In almost every instance of good versus poor shooting (or better versus worse shooting in instances where a shooter is consistently poor or good but can improve either way), with a current production good quality firearm, from a respectable manufacturer, in good working condition, it is the shooter who makes the difference. The human factor is, almost without any doubt in my mind, the variable in the shooting described by the guy who made that post in the firearms forum. The only doubt there could be would arise because I do not know anything about the specific firearms and ammo that he/she saw being shot.

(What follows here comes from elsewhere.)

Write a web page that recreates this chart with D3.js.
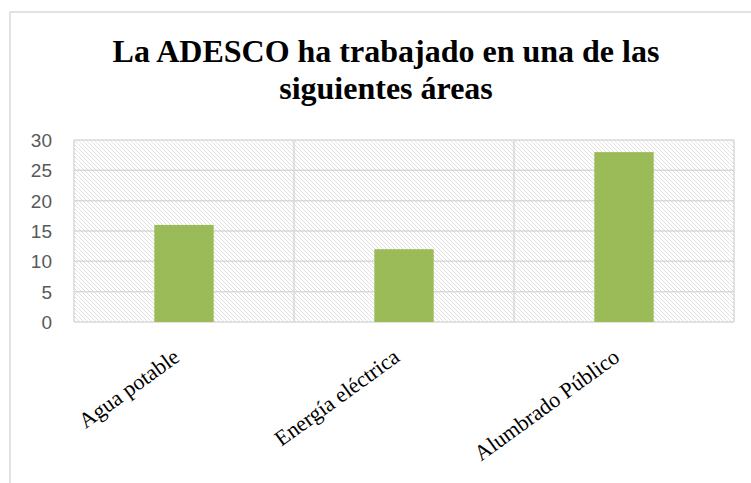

How does that benefit anyone who shoots. Well, if they understand what I said and if they believe it, especially that they themselves are likely at fault when not getting great groups (knowing thyself, so to speak), and then work on their technique to improve it using the fundamentals of pistol shooting correctly, their shooting will almost certainly improve. That is unless they know they are already perfect and are always doing it right for each and every shot. If they think like that, there is no hope for them unless they actually are perfect shots. In all my years, I have not met one perfect shot, nor heard of one, except when shooters who are legends in their own minds are describing their own marksmanship abilities.